You see a Hindu bless his computer (with online offerings to Ganesh), but what about people smashing bottles of champagne on the bow of a ship?"
I joke to Friedman that the film's insight is the kind you might
get from smoking pot, but not have much enthusiasm for in the morning.
He laughs and says, "I don't object to your premise. But if you're
going to work on something for years, it's a good idea for it to be
something you can stand to think about for years."

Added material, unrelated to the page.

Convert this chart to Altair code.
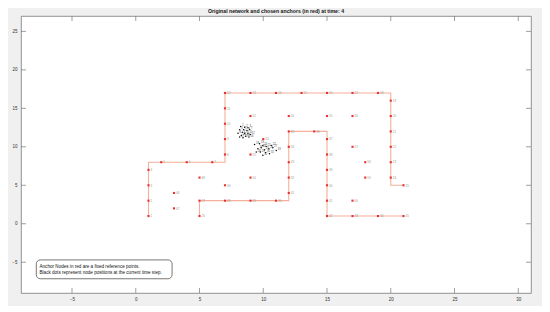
import altair as alt
import pandas as pd

TITLE = "Original network and chosen anchors (in red) at time: 4"
LEGEND_LINES = ["Anchor Nodes in red are a fixed reference points.",
                "Black dots represent node positions at the current time step."]

x_ticks = [-5, 0, 5, 10, 15, 20, 25, 30]
y_ticks = [-5, 0, 5, 10, 15, 20, 25]
x_domain = [-9, 31]
y_domain = [-9, 27]

# network paths (vertices in order)
path1_x = [1, 1, 7, 7, 20, 20, 21]
path1_y = [1, 8, 8, 17, 17, 5, 5]
path2_x = [5, 5, 12, 12, 15, 15, 21]
path2_y = [1, 3, 3, 12, 12, 1, 1]

# anchor nodes
anchor_x = [1, 1, 1, 1, 2, 4, 6, 7, 7, 7, 7, 7, 9, 11, 13, 15, 17, 19, 20, 20, 20, 20, 20, 20, 21,
            5, 5, 7, 9, 11, 12, 12, 12, 12, 12, 14, 15, 15, 15, 15, 15, 15, 17, 19, 21,
            3, 3, 5, 7, 9, 9, 9, 10, 12, 15, 17, 17, 18, 18, 17]
anchor_y = [1, 3, 5, 7, 8, 8, 8, 9, 11, 13, 15, 17, 17, 17, 17, 17, 17, 17, 16, 14, 12, 10, 8, 6, 5,
            1, 3, 3, 3, 3, 4, 6, 8, 10, 12, 12, 11, 9, 7, 5, 3, 1, 1, 1, 1,
            4, 2, 6, 5, 6, 9, 14, 11, 14, 14, 14, 10, 8, 6, 3]

# unknown nodes (black dots)
node_x = [8.23, 8.54, 8.80, 8.15, 8.46, 8.72, 8.93, 8.02, 8.36, 8.54, 8.80, 8.98, 8.28, 8.62, 8.41, 8.88, 8.15,
          9.32, 9.71, 9.97, 10.23, 10.63, 9.58, 9.84, 10.10, 10.44, 10.75, 9.45, 9.77, 10.18, 10.49, 9.97, 11.02]
node_y = [12.64, 12.55, 12.47, 12.21, 12.21, 12.12, 12.25, 11.77, 11.90, 11.77, 11.69, 11.60, 11.47, 11.38, 11.17, 11.26, 11.26,
          10.31, 10.40, 10.18, 10.05, 10.18, 9.75, 9.88, 9.62, 9.75, 9.88, 9.31, 9.31, 9.23, 9.10, 8.89, 9.53]

legend_box_x = [-7.8, 2.85]
legend_box_y = [-4.7, -7.15]
legend_text_x = -7.55
legend_text_y = [-5.6, -6.35]

FONT = "Liberation Sans"
W, H = 510, 277

paths = pd.DataFrame(
    [{"path": "p1", "order": i, "x": x, "y": y} for i, (x, y) in enumerate(zip(path1_x, path1_y))] +
    [{"path": "p2", "order": i, "x": x, "y": y} for i, (x, y) in enumerate(zip(path2_x, path2_y))]
)
anchors = pd.DataFrame({"x": anchor_x, "y": anchor_y,
                        "label": [str(i + 1) for i in range(len(anchor_x))]})
nodes = pd.DataFrame({"x": node_x, "y": node_y,
                      "label": [str(i + 1) for i in range(len(node_x))]})

xs = alt.Scale(domain=x_domain, nice=False, zero=False)
ys = alt.Scale(domain=y_domain, nice=False, zero=False)

xaxis = alt.Axis(values=x_ticks, title=None, grid=False, ticks=False, domain=False,
                 labelFontSize=4.5, labelColor="#333", labelPadding=3, labelFont=FONT)
yaxis = alt.Axis(values=y_ticks, title=None, grid=False, ticks=False, domain=False,
                 labelFontSize=4.5, labelColor="#333", labelPadding=4, labelFont=FONT)

base_lines = alt.Chart(paths).mark_line(color="#f29478", strokeWidth=1.1, opacity=0.75).encode(
    x=alt.X("x:Q", scale=xs, axis=xaxis),
    y=alt.Y("y:Q", scale=ys, axis=yaxis),
    detail="path:N",
    order="order:Q",
)

anchor_pts = alt.Chart(anchors).mark_square(color="#e8282a", size=4.5, opacity=0.95).encode(
    x=alt.X("x:Q", scale=xs), y=alt.Y("y:Q", scale=ys))
anchor_lbl = alt.Chart(anchors).mark_text(fontSize=3, color="#999", align="left", dx=2, font=FONT).encode(
    x=alt.X("x:Q", scale=xs), y=alt.Y("y:Q", scale=ys), text="label:N")

node_pts = alt.Chart(nodes).mark_circle(color="black", size=2.2, opacity=1).encode(
    x=alt.X("x:Q", scale=xs), y=alt.Y("y:Q", scale=ys))
node_lbl = alt.Chart(nodes).mark_text(fontSize=2.6, color="#444", align="left", dx=1.5, dy=-1, font=FONT).encode(
    x=alt.X("x:Q", scale=xs), y=alt.Y("y:Q", scale=ys), text="label:N")

xt = pd.DataFrame({"t": x_ticks})
yt = pd.DataFrame({"t": y_ticks})
tick_style = dict(color="#777", strokeWidth=0.7)
xtick_b = alt.Chart(xt).mark_rule(**tick_style).encode(
    x=alt.X("t:Q", scale=xs), y=alt.value(H), y2=alt.value(H - 5))
xtick_t = alt.Chart(xt).mark_rule(**tick_style).encode(
    x=alt.X("t:Q", scale=xs), y=alt.value(0), y2=alt.value(5))
ytick_l = alt.Chart(yt).mark_rule(**tick_style).encode(
    y=alt.Y("t:Q", scale=ys), x=alt.value(0), x2=alt.value(5))
ytick_r = alt.Chart(yt).mark_rule(**tick_style).encode(
    y=alt.Y("t:Q", scale=ys), x=alt.value(W), x2=alt.value(W - 5))

lbox = pd.DataFrame({"x": [legend_box_x[0]], "x2": [legend_box_x[1]],
                     "y": [legend_box_y[0]], "y2": [legend_box_y[1]]})
legend_rect = alt.Chart(lbox).mark_rect(fill="white", stroke="#555", strokeWidth=0.8, cornerRadius=4).encode(
    x=alt.X("x:Q", scale=xs), x2="x2:Q", y=alt.Y("y:Q", scale=ys), y2="y2:Q")
ltext = pd.DataFrame({"x": [legend_text_x] * len(LEGEND_LINES), "y": legend_text_y, "t": LEGEND_LINES})
legend_txt = alt.Chart(ltext).mark_text(fontSize=4.6, color="#111", align="left", baseline="middle", font=FONT).encode(
    x=alt.X("x:Q", scale=xs), y=alt.Y("y:Q", scale=ys), text="t:N")

chart = alt.layer(
    base_lines, anchor_pts, anchor_lbl, node_pts, node_lbl,
    xtick_b, xtick_t, ytick_l, ytick_r, legend_rect, legend_txt
).properties(
    width=W, height=H,
    title=alt.TitleParams(TITLE, fontSize=5.2, fontWeight="bold", font=FONT, color="#111", offset=1, anchor="middle"),
    background="#f0f0f0",
    padding={"left": 13, "top": 8, "right": 11, "bottom": 13},
    autosize=alt.AutoSizeParams(type="none"),
).configure_view(
    fill="white", stroke="#777", strokeWidth=0.8
)

chart.save("out.html", embed_options={"renderer": "svg", "actions": False})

He also bristles a little at the notion that it must be fun
flying around the world to film a philosophical concept. "People don't
see that we worked for five years and got paid for five months. Or that
we raised the money ourselves piecemeal and it's still not paid for, or
that we paid $12,000 in excess baggage that wasn't in our budget, or
that some of our money came from the States, and it lost 40% of its
value while we were shooting. (Mana is a U.S./Dutch/German/Finnish
co-production).
"They just say 'Oh look, they went to Japan and Burma and Africa! And that's true. But it's only part of the story."